For almost two decades, Trenton Doyle Hancock has been constructing his own fantastical narrative that continues to develop and inform his prolific artistic output. Part fictional, part autobiographical, Hancock’s work pulls from his own personal experience, art historical canon, comics and superheroes, pulp fiction, and myriad pop culture references, resulting in a complex amalgamation of characters and plots possessing universal concepts of light and dark, good and evil, and all the grey in between.
Hancock transforms traditionally formal decisions—such as his use of color, language, and pattern—into opportunities to create new characters, develop sub-plots and convey symbolic meaning. Hancock’s works are suffused with personal mythology presented at an operatic scale, often reinterpreting Biblical stories that the artist learned as a child from his family and local church community. His exuberant and subversive narratives employ a variety of cultural tropes, ranging in tone from comic-strip superhero battles to medieval morality plays and influenced in style by Hieronymus Bosch, Max Ernst, Henry Darger, Philip Guston and R. Crumb. Text embedded within the paintings and drawings both drives the narrative and acts as a central visual component. The resulting sprawling installations spill onto beyond the canvas edges and onto gallery walls.

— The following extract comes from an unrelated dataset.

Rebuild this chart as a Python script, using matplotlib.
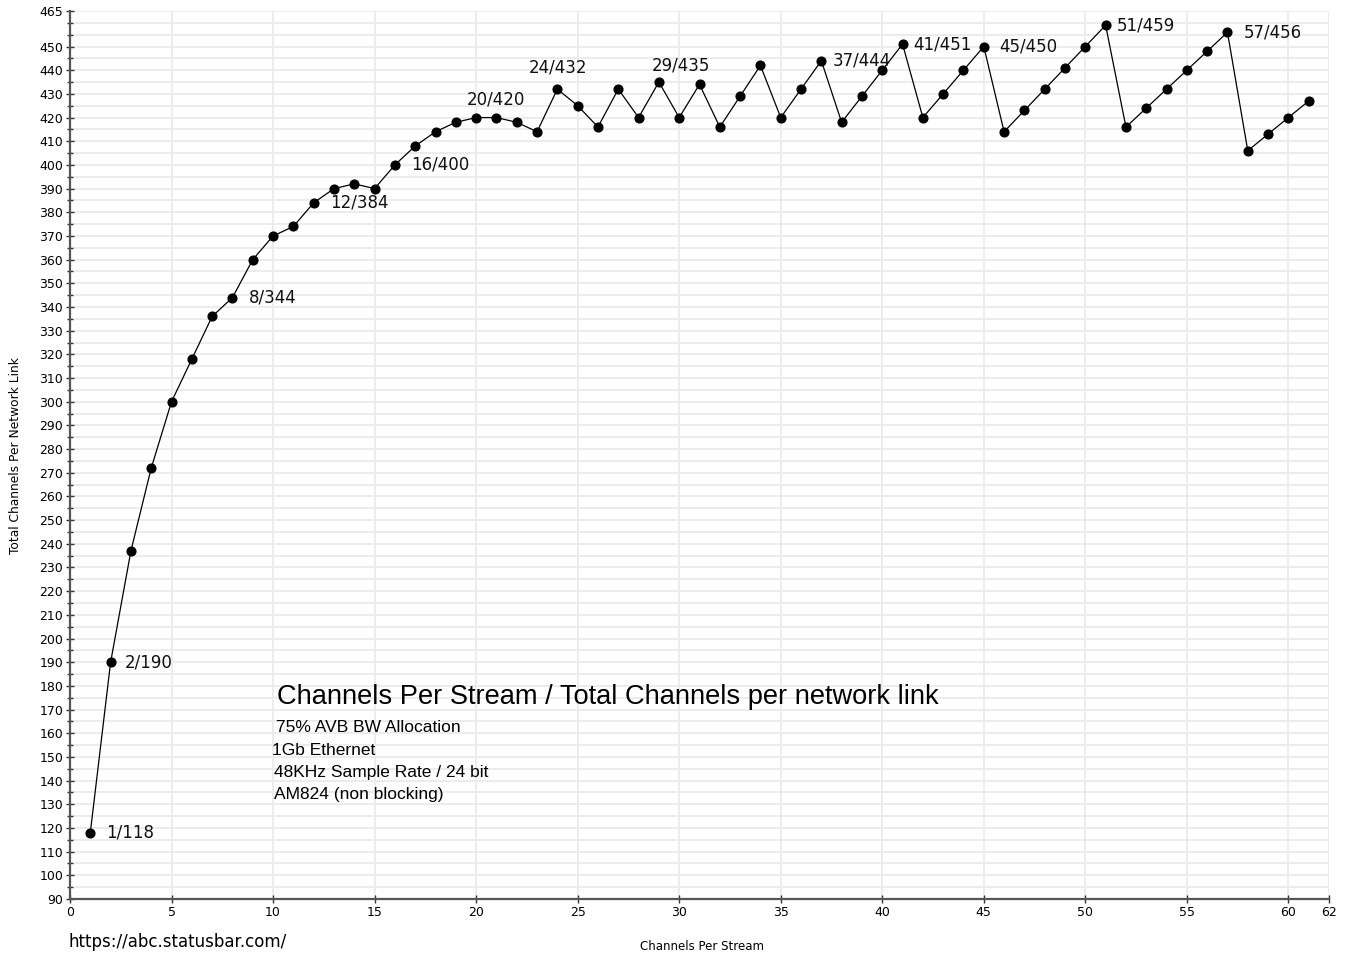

As a whole, Hancock’s highly developed cast of characters acts out a complex mythological battle, creating an elaborate cosmology that embodies his unique aesthetic ideals, musings on color, language, emotions and ultimately, good versus evil. Hancock’s mythology has also been translated through performance, even onto the stage in an original ballet, Cult of Color: Call to Color, commissioned by Ballet Austin, and through site-specific murals for the Dallas Cowboys Stadium in Dallas, TX, and at the Seattle Art Museum’s Olympic Sculpture Park in Seattle, WA.
Trenton Doyle Hancock was born in 1974 in Oklahoma City, OK. Raised in Paris, Texas, Hancock earned his BFA from Texas A&M University, Commerce and his MFA from the Tyler School of Art at Temple University, Philadelphia. Hancock was featured in the 2000 and 2002 Whitney Biennial exhibitions, at the time, becoming one of the youngest artists in history to participate in this prestigious survey. In 2014, his exhibition, Skin & Bones: 20 Years of Drawing, at the Contemporary Arts Museum in Houston traveled to Akron Art Museum, OH; Studio Museum in Harlem, NY; and Virginia Museum of Contemporary Art, VA. His work has been the subject of one-person exhibitions at The Ringling Museum of Art, Sarasota, The University of South Florida Contemporary Art Museum, Tampa; The Savannah College of Art and Design, Savannah and Atlanta; The Weatherspoon Museum, Greensboro; The Modern Art Museum of Fort Worth; The Museum of Contemporary Art, North Miami; Institute for Contemporary Art at the University of Pennsylvania, Philadelphia; Olympic Sculpture Park at the Seattle Art Museum, Seattle; The Fruitmarket Gallery, Edinburgh; and Museum Boijmans Van Beuningen, Rotterdam, The Netherlands.
Hancock’s work is in the permanent collections of several prestigious museums, including the Dallas Museum of Art, Texas; the Menil Collection, Houston, Texas; Museum of Fine Arts, Houston, Texas; Modern Art Museum of Forth Worth, Texas; The Museum of Modern Art, New York, New York; Whitney Museum of American Art, New York, New York; The Metropolitan Museum of Art, New York, New York; The Studio Museum, New York, New York; Brooklyn Museum, Brooklyn, New York; San Francisco Museum of Modern Art, California; Akron Art Museum, Ohio; Museum Boijmans Van Beuningen, Rotterdam, The Netherlands; and il Museo di arte moderna e contemporanea, Trento, Italy. The recipient of numerous awards, Trenton Doyle Hancock lives and works in Houston.